CHINA HAS pulled the brakes on its flagship high-speed rail project, freezing approval of new railway schemes and halting some bullet train manufacturing after a crash last month that killed 40 people and dented public confidence in the government.
The government was accused of putting a desire to modernise and innovate ahead of safety, while critics say the system is too expensive and too dangerous.
The crash happened on July 23rd, when one bullet train was stopped after a lightning strike on a viaduct near the eastern city of Wenzhou and another high-speed train ploughed into it.

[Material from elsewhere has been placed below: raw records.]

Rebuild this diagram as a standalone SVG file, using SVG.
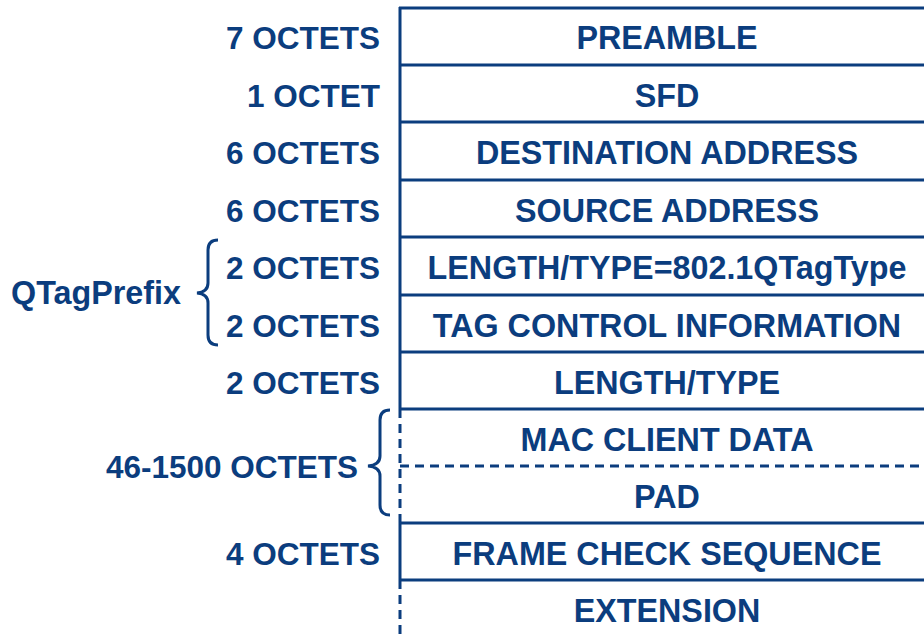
<svg xmlns="http://www.w3.org/2000/svg" width="924" height="636" viewBox="0 0 924 636">
<style>
.t{font-family:"Liberation Sans",Arial,sans-serif;font-weight:bold;font-size:32.3px;fill:#0b3d7e}
.f{text-anchor:middle}
.l{text-anchor:end;font-size:31.5px}
.ln{stroke:#0b3d7e;stroke-width:3;fill:none}
.d{stroke-dasharray:9 6}
</style>
<rect width="924" height="636" fill="#fff"/>
<g id="connectors">
<line class="ln" x1="400" y1="7" x2="400" y2="409"/>
<line class="ln d" x1="400" y1="409" x2="400" y2="523"/>
<line class="ln" x1="400" y1="523" x2="400" y2="580"/>
<line class="ln d" x1="400" y1="580" x2="400" y2="636"/>
<line class="ln" x1="399" y1="8" x2="924" y2="8"/>
<line class="ln" x1="399" y1="65" x2="924" y2="65"/>
<line class="ln" x1="399" y1="122" x2="924" y2="122"/>
<line class="ln" x1="399" y1="180" x2="924" y2="180"/>
<line class="ln" x1="399" y1="237" x2="924" y2="237"/>
<line class="ln" x1="399" y1="295" x2="924" y2="295"/>
<line class="ln" x1="399" y1="352" x2="924" y2="352"/>
<line class="ln" x1="399" y1="409" x2="924" y2="409"/>
<line class="ln d" x1="400" y1="466" x2="924" y2="466"/>
<line class="ln" x1="399" y1="523" x2="924" y2="523"/>
<line class="ln" x1="399" y1="580" x2="924" y2="580"/>
</g>
<g id="brace-qtag">
<path class="ln" d="M218 240 Q208 240 208 250 L208 283 Q208 292 197 293 Q208 294 208 303 L208 335 Q208 345 218 345"/>
<text class="t l" x="181" y="304" style="font-size:32.3px">QTagPrefix</text>
</g>
<g id="brace-data">
<path class="ln" d="M390 410 Q380 410 380 420 L380 456 Q380 465 368 466 Q380 467 380 476 L380 505 Q380 515 390 515"/>
<text class="t l" x="358" y="478">46-1500 OCTETS</text>
</g>
<g id="row-preamble"><text class="t l" x="380" y="49">7 OCTETS</text><text class="t f" x="667" y="49">PREAMBLE</text></g>
<g id="row-sfd"><text class="t l" x="380" y="107">1 OCTET</text><text class="t f" x="667" y="107">SFD</text></g>
<g id="row-dst"><text class="t l" x="380" y="164">6 OCTETS</text><text class="t f" x="667" y="164">DESTINATION ADDRESS</text></g>
<g id="row-src"><text class="t l" x="380" y="222">6 OCTETS</text><text class="t f" x="667" y="222">SOURCE ADDRESS</text></g>
<g id="row-lt1"><text class="t l" x="380" y="279">2 OCTETS</text><text class="t f" x="667" y="279">LENGTH/TYPE=802.1QTagType</text></g>
<g id="row-tci"><text class="t l" x="380" y="337">2 OCTETS</text><text class="t f" x="667" y="337">TAG CONTROL INFORMATION</text></g>
<g id="row-lt2"><text class="t l" x="380" y="394">2 OCTETS</text><text class="t f" x="667" y="394">LENGTH/TYPE</text></g>
<g id="row-data"><text class="t f" x="667" y="451">MAC CLIENT DATA</text></g>
<g id="row-pad"><text class="t f" x="667" y="508">PAD</text></g>
<g id="row-fcs"><text class="t l" x="380" y="565">4 OCTETS</text><text class="t f" x="667" y="565">FRAME CHECK SEQUENCE</text></g>
<g id="row-ext"><text class="t f" x="667" y="622">EXTENSION</text></g>
</svg>
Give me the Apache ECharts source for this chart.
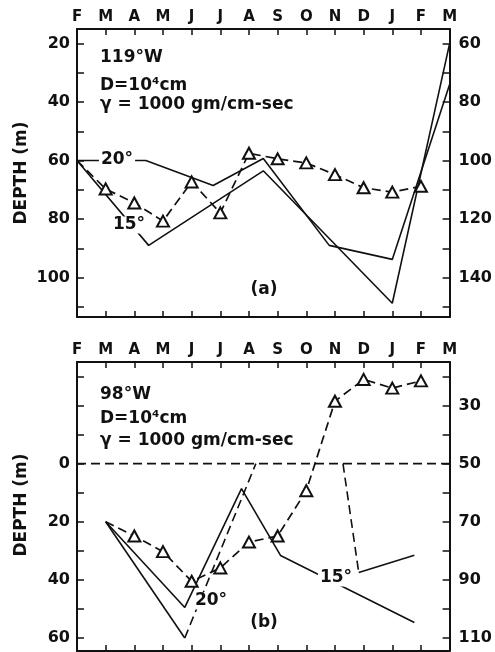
<!DOCTYPE html>
<html>
<head>
<meta charset="utf-8">
<script src="https://cdn.jsdelivr.net/npm/echarts@6/dist/echarts.min.js"></script>
<style>
  html, body { margin: 0; padding: 0; background: #fff; }
  #chart { width: 495px; height: 652px; }
</style>
</head>
<body>
<div id="chart"></div>
<script>
// Month labels along the top of each panel (index 0 = February ... 13 = March)
const months = ['F', 'M', 'A', 'M', 'J', 'J', 'A', 'S', 'O', 'N', 'D', 'J', 'F', 'M'];

// (a) 119°W — depths in metres, x = month index
const triangles119 = [60, 69.7, 74.5, 80.7, 67.3, 77.9, 57.5, 59.4, 60.8, 64.8, 69.3, 70.8, 68.8]; // months 0..12
const iso20_119 = [[0, 60], [2.4, 60], [4.75, 68.5], [6.5, 59.3], [8.8, 89], [11, 93.8], [13, 34]];
const iso15_119 = [[0, 60], [2.5, 89], [6.5, 63.5], [11, 108.8], [13, 20]];

// (b) 98°W
const triangles98 = [20, 24.9, 30.3, 40.5, 35.9, 27, 24.9, 9.3, -21.5, -29, -26, -28.5]; // months 1..12
const iso15_98 = [[1, 20], [3.76, 49.5], [5.74, 8.6], [7.1, 31.6], [11.77, 54.7]];
const iso20_98 = [[1, 20], [3.76, 60], [6.24, 0], [9.28, 0], [9.83, 37.5], [11.77, 31.5]];
const iso20_98Segments = ['solid', 'dashed', 'none', 'dashed', 'solid'];
const surface98 = [[0, 0], [13, 0]];

// Depth scales: left axis and the right-hand scale of each panel
const leftTicks119 = [20, 30, 40, 50, 60, 70, 80, 90, 100, 110];
const leftLabels119 = [20, 40, 60, 80, 100];
const rightTicks119 = [60, 70, 80, 90, 100, 110, 120, 130, 140, 150];
const rightLabels119 = [60, 80, 100, 120, 140];
const leftTicks98 = [-30, -20, -10, 0, 10, 20, 30, 40, 50, 60];
const leftLabels98 = [0, 20, 40, 60];
const rightTicks98 = [20, 30, 40, 50, 60, 70, 80, 90, 100, 110];
const rightLabels98 = [30, 50, 70, 90, 110];

const FONT = '"DejaVu Sans", sans-serif';
const INK = '#111';
const DASH = [9, 5];

function monthAxis(grid, pos, showLabels) {
  return {
    type: 'value', gridIndex: grid, position: pos, min: 0, max: 13, interval: 1,
    axisLine: { show: true, onZero: false, lineStyle: { color: INK, width: 2 } },
    axisTick: { show: true, inside: true, length: 6, lineStyle: { color: INK, width: 1.5 } },
    axisLabel: {
      show: showLabels, margin: 4, color: INK, fontFamily: FONT, fontWeight: 'bold', fontSize: 15,
      formatter: v => months[Math.round(v)]
    },
    splitLine: { show: false }
  };
}

function depthAxis(grid, pos, min, max, ticks, labels) {
  return {
    type: 'value', gridIndex: grid, position: pos, inverse: true, min: min, max: max,
    axisLine: { show: true, onZero: false, lineStyle: { color: INK, width: 2 } },
    axisTick: { show: true, inside: true, length: 7, customValues: ticks, lineStyle: { color: INK, width: 1.5 } },
    axisLabel: {
      customValues: labels, margin: pos === 'left' ? 7 : 9, color: INK,
      fontFamily: FONT, fontWeight: 'bold', fontSize: 16
    },
    splitLine: { show: false }
  };
}

function lineSeries(xAxis, yAxis, data, type, z) {
  return {
    type: 'line', xAxisIndex: xAxis, yAxisIndex: yAxis, data: data, symbol: 'none',
    silent: true, animation: false, z: z || 2,
    lineStyle: { color: INK, width: 1.6, type: type === 'dashed' ? DASH : 'solid' }
  };
}

function triangleSeries(xAxis, yAxis, values, startMonth) {
  return {
    type: 'line', xAxisIndex: xAxis, yAxisIndex: yAxis, animation: false, silent: true, z: 4,
    data: values.map((v, i) => i === 0
      ? { value: [startMonth + i, v], symbol: 'none' }
      : { value: [startMonth + i, v] }),
    symbol: 'triangle', symbolSize: [12, 11],
    itemStyle: { color: '#fff', borderColor: INK, borderWidth: 2 },
    lineStyle: { color: INK, width: 1.7, type: DASH }
  };
}

const series = [
  lineSeries(0, 0, iso20_119, 'solid'),
  lineSeries(0, 0, iso15_119, 'solid'),
  triangleSeries(0, 0, triangles119, 0),
  lineSeries(2, 2, iso15_98, 'solid'),
  lineSeries(2, 2, surface98, 'dashed'),
  triangleSeries(2, 2, triangles98, 1)
];
iso20_98Segments.forEach((style, i) => {
  if (style !== 'none') series.push(lineSeries(2, 2, [iso20_98[i], iso20_98[i + 1]], style));
});

function label(text, x, y, opts) {
  const o = opts || {};
  return {
    type: 'text', x: x, y: y, z: 100, rotation: o.rotation || 0, silent: true,
    style: {
      text: text, x: 0, y: 0, fill: INK,
      font: 'bold ' + (o.size || 17) + 'px ' + FONT,
      align: o.align || 'left', textAlign: o.align || 'left',
      verticalAlign: 'middle', textVerticalAlign: 'middle',
      backgroundColor: o.bg ? '#fff' : null, padding: o.bg ? [0, 2] : 0
    }
  };
}

const chart = echarts.init(document.getElementById('chart'), null, { renderer: 'canvas' });
chart.setOption({
  backgroundColor: '#fff',
  animation: false,
  grid: [
    { left: 77, width: 376, top: 29, height: 288 },
    { left: 77, width: 376, top: 362, height: 289 }
  ],
  xAxis: [
    monthAxis(0, 'top', true), monthAxis(0, 'bottom', false),
    monthAxis(1, 'top', true), monthAxis(1, 'bottom', false)
  ],
  yAxis: [
    depthAxis(0, 'left', 15, 113.5, leftTicks119, leftLabels119),
    depthAxis(0, 'right', 55, 153.5, rightTicks119, rightLabels119),
    depthAxis(1, 'left', -35, 64.5, leftTicks98, leftLabels98),
    depthAxis(1, 'right', 15, 114.5, rightTicks98, rightLabels98)
  ],
  series: series,
  graphic: [
    label('DEPTH (m)', 22, 173, { rotation: Math.PI / 2, align: 'center' }),
    label('DEPTH (m)', 22, 505, { rotation: Math.PI / 2, align: 'center' }),
    label('119°W', 100, 58),
    label('D=10⁴cm', 100, 86),
    label('γ = 1000 gm/cm-sec', 100, 105),
    label('98°W', 100, 395),
    label('D=10⁴cm', 100, 419),
    label('γ = 1000 gm/cm-sec', 100, 441),
    label('20°', 117, 160, { align: 'center', bg: true }),
    label('15°', 129, 225, { align: 'center', bg: true }),
    label('(a)', 264, 290, { align: 'center' }),
    label('20°', 211, 601, { align: 'center', bg: true }),
    label('15°', 336, 578, { align: 'center', bg: true }),
    label('(b)', 264, 623, { align: 'center' })
  ]
});
</script>
</body>
</html>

The accident has been blamed on faulty signalling equipment.
“We will suspend for the time being the examination and approval of new railway construction projects,” the state council, or cabinet, said in a statement.
The rail ministry expressed its regrets. “We feel deep guilt and sorrow about the tragic losses of life and property in the accident,” rail minister Sheng Guangzu was quoted as saying on the Xinhua news agency, adding that the accident had exposed holes in safety and management of rail traffic, as well as the lack of experiences in handling emergencies.
Mr Sheng’s predecessor, Liu Zhijun, was sacked in February over graft charges, after he allegedly took more than 800 million yuan (€88 million) in kickbacks over several years on contracts linked to the high-speed network.
The level of public outrage in reaction to the crash was intense. It was so powerful that even China’s official media got in on the act.
The normally placid People’s Daily newspaper, which is effectively the Communist Party mouthpiece, wrote that the China did not need “blood-soaked GDP”.
A state-owned manufacturer said it would suspend production of its CRH380BL trains used on the Beijing-Shanghai line while it investigated equipment failures.
The decision to put the project on ice came after an executive meeting of China’s cabinet, presided over by prime minister Wen Jiabao.
The government would also thoroughly examine projects that had already been submitted for approval, it added.
The high-speed rail system is a prestige project for the Communist Party, designed to showcase China’s innovative abilities and technological prowess. Beijing insists that the project is still a runner.
The rail project was one of the largest recipients of the trillions of yuan made available by the Chinese government for pump priming projects after the economic crisis of 2008.
“China will unswervingly continue its development of high-speed railways,” the government said in a statement.
However, Beijing is scaling back plans that call for expanding the high-speed network to 13,000 kilometres of railway by the end of this year and 16,000 kilometres by 2020.
China launched the operation of its bullet trains in 2007. By the end of 2010, 8,358 kilometres of high-speed railways had been put into operation, ranking China first in the world in terms of length.
The rail operator is also slowing down the rail system.
Mr Sheng told Xinhua that trains with a designed maximum speed of 350km/h would run at 300km/h, those with designed maximum speed of 250km/h would run at 200km/h and trains designed to run at 200km/h would now run at 160km/h.